Read remote file beginning with "smb://" using R

Joshua Rosenberg picture Joshua Rosenberg · Feb 6, 2017 · Viewed 12.4k times · Source

To read a file in R, I'd normally do something like the following:

read.csv('/Users/myusername/myfilename.csv')

But, I'm trying to read a file located on a remote server (Windows SMB/CIFS share) which I access on my Mac via the FinderGoConnect to Server menu item.

When I view that file's properties, the file path is different than what I'm used to. Instead of beginning with: /Users/myusername/..., it is smb://server.msu.edu/.../myfilename.csv.

Trying to read the file, I tried the following:

read.csv('smb://server.msu.edu/.../myfilename.csv')

But, this didn't work.

Instead of the usual "No such file or directory" error, this returned:

smb://server.msu.edu/.../myfilename.csv does not exist in current working directory

I imagine the file path needs a different format, but I can't figure what.

How can you read this type of file in R?

Answer

stacksonstacks picture stacksonstacks · Dec 6, 2017

Explanation

smb://educ-srvmedia1.campusad.msu.edu/... is actually a URL not a file path.

Let's break this down

smb:// means use the server message block protocol (file sharing)

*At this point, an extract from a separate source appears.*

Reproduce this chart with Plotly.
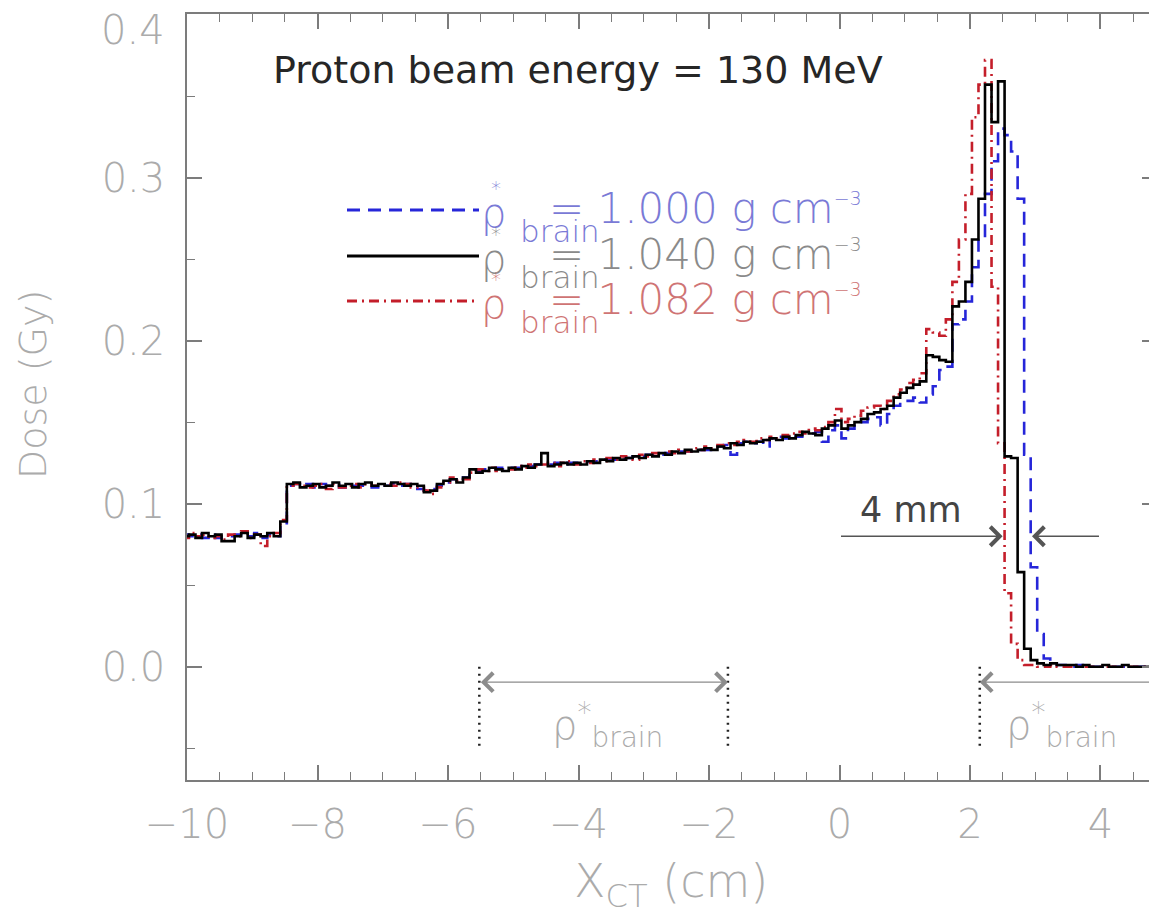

educ-srvmedia1.campusad.msu.edu is the name of the server

/.../myfilename.csv is the file share/path on the remote server

You are able to navigate to this directory using Finder on OSX because it has built in support for the SMB protocol. Finder connects to the remote service using the URL and allows you to browse the files.

However R has no understanding of the SMB protocol so can't interpret the file path properly.

The R function read.csv() uses file() internally, see https://stat.ethz.ch/R-manual/R-devel/library/base/html/connections.html

url and file support URL schemes file://, http://, https:// and ftp://

So R returns "unable to locate the file" message because the file cannot be found because the protocol is unsupported. yes, slightly confusing.

Fix

You need to mount the file share on your local filesystem.

All this means is that the details of the SMB protocol will be handled behind the scenes by the OS and the fileshare will be presented as a local directory.

This will allow R (and other programs) to treat the remote files for all intents and purposes, like any other local files. This discussion shows some options for doing so.

e.g.

# need to create /LocalFolder first
mount -t cifs //username:password@hostname/sharename /LocalFolder

then in R:

read.csv('/LocalFolder/myfilename.csv')

Extra

Windows users can accomplish this easier with UNC paths
How to read files from a UNC-specified directory in R?